GTO 3987 on Mulholland

Wednesday, December 21, 2011

Lamborghini Miura

Back in the day, it seemed we were always going somewhere. It could be Matthew Ettinger and I taking our girlfriends to Las Vegas sampling the restaurants, the shows and the health club facilities (neither of us gambled--with anything but our lives, that is) and 'Vegas was still an elegant sort of place to be. Baseball caps were seen only in the downtown area or near the bus station and if you showed up on the Strip wearing flip-flops anywhere other than by the pool you would have been taken away and buried in the desert along with the other miscreants who had committed cardinal sins against the casinos.

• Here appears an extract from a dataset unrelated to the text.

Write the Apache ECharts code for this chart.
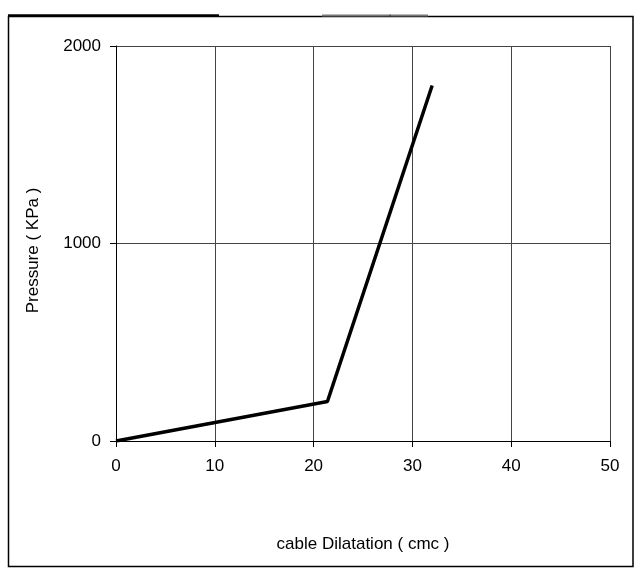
<!DOCTYPE html>
<html>
<head>
<meta charset="utf-8">
<script src="https://cdn.jsdelivr.net/npm/echarts@6/dist/echarts.min.js"></script>
<style>
html,body{margin:0;padding:0;background:#fff;}
#chart{width:637px;height:574px;}
</style>
</head>
<body>
<div id="chart"></div>
<script>
const xValues = [0, 21.4, 32];
const yValues = [0, 200, 1800];
const xTicks = [0, 10, 20, 30, 40, 50];
const yTicks = [0, 1000, 2000];
const xName = 'cable Dilatation ( cmc )';
const yName = 'Pressure ( KPa )';

const chart = echarts.init(document.getElementById('chart'), null, {renderer: 'canvas'});
const font = 'Liberation Sans, Arial, sans-serif';
const option = {
  animation: false,
  backgroundColor: '#fff',
  grid: {left: 116, top: 46, right: 27, bottom: 133, show: false},
  xAxis: {
    type: 'value', min: xTicks[0], max: xTicks[xTicks.length - 1], interval: 10,
    name: xName, nameLocation: 'middle', nameGap: 95,
    nameTextStyle: {color: '#000', fontSize: 17, fontFamily: font},
    axisLine: {show: true, lineStyle: {color: '#000', width: 1}},
    axisTick: {show: true, length: 6, lineStyle: {color: '#000'}},
    axisLabel: {color: '#000', fontSize: 17, fontFamily: font, margin: 17, formatter: v => String(v)},
    splitLine: {show: true, lineStyle: {color: '#444', width: 1}}
  },
  yAxis: {
    type: 'value', min: yTicks[0], max: yTicks[yTicks.length - 1], interval: 1000,
    name: yName, nameLocation: 'middle', nameGap: 74,
    nameTextStyle: {color: '#000', fontSize: 17, fontFamily: font, padding: [0, 14, 0, 0]},
    axisLine: {show: true, lineStyle: {color: '#000', width: 1}},
    axisTick: {show: true, length: 6, lineStyle: {color: '#000'}},
    axisLabel: {color: '#000', fontSize: 17, fontFamily: font, margin: 15, formatter: v => String(v)},
    splitLine: {show: true, lineStyle: {color: '#444', width: 1}}
  },
  series: [{
    type: 'line',
    data: xValues.map((x, i) => [x, yValues[i]]),
    symbol: 'none',
    lineStyle: {color: '#000', width: 3.5},
    z: 5
  }],
  graphic: [
    {type: 'rect', shape: {x: 8.5, y: 16.5, width: 624.5, height: 550}, style: {fill: 'none', stroke: '#000', lineWidth: 1.5}, silent: true},
    {type: 'line', shape: {x1: 8, y1: 15.5, x2: 219, y2: 15.5}, style: {stroke: '#000', lineWidth: 2.5}, silent: true},
    {type: 'line', shape: {x1: 322, y1: 15.5, x2: 428, y2: 15.5}, style: {stroke: '#777', lineWidth: 2}, silent: true},
    {type: 'line', shape: {x1: 390, y1: 14.5, x2: 390, y2: 16.5}, style: {stroke: '#333', lineWidth: 1}, silent: true}
  ]
};
chart.setOption(option);
</script>
</body>
</html>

Sometimes the excursions were local. Many were the times Matthew and I darted about Los Angles, his son Marcus with him in the Breadvan and his son Mason with me in the GTO. Occasionally, we were joined by John Andrews in his Lamborghini Miura--a beautiful car in orange with, I think, a standard a grey leather interior. I don't know that I would ever order an orange car--it was Frank Sinatra's favorite color, by the way--but the only other color offered initially by Lamborghini for the Miura was a vibrant, pale green. I'll take orange. On one very memorable occasion, John joined Matthew and me for a night ride which featured an episode of Matthew cliff-hanging in the Breadvan after sliding off a mountain road in Ice Canyon and losing power because the battery wasn't bolted down. It had slipped its cables.

There were times when John and I were off to see someone or something at some distant place and we would take the Miura. He would suggest that I drive, which I was always happy to do. It meant that he would have to share the passenger seat with my girlfriend Ruth, a tall, slender, pretty brunette with big brown eyes that could have inspired a Margaret Keane painting. I wonder who was getting the better deal in that arrangement.

The Miura was the first mid-engine car I'd ever driven and the handling dynamics are different than those of a front engine car. It felt very neutral as it tracked through corners. The big surprise for me though was when I first stepped on the accelerator pedal. It didn't budge. I thought maybe I was pushing on a dead pedal--the sort one finds to the left of the clutch pedal as a footrest--but that was ridiculous. I pushed harder and it finally moved and I heard the engine revs increase. I imagined that this is what the pilot of a Vickers VC10 must have experienced pushing rudder pedals attached to sixty yards of cable offering up maximum resistance. It was a stunning change from the GTO in which you only had to wiggle your toe to get a few thousand more RPMs on the tach.

I never knew whether John had effected some modification to the car that made the accelerator pedal a constant adversary or if the cause could be attributed to the flood of '66 in Florence, Italy. It seems that John bought the Miura used and sight unseen from Tom Meade and discovered the fact that it had been submerged at some point only after it landed on the docks in San Pedro. Life is an adventure and when you bought an exotic car in those days, you had doubled-down.

The Miura made a lovely noise and I enjoyed driving it very much. All things considered, I would have preferred a Lusso and the GTO was way out in front as far as I was concerned. However, the Miura was fun and it was different. It was a car that entertained the driver and I would like to drive one again sometime--preferably one that hadn't been in Florence in 1966.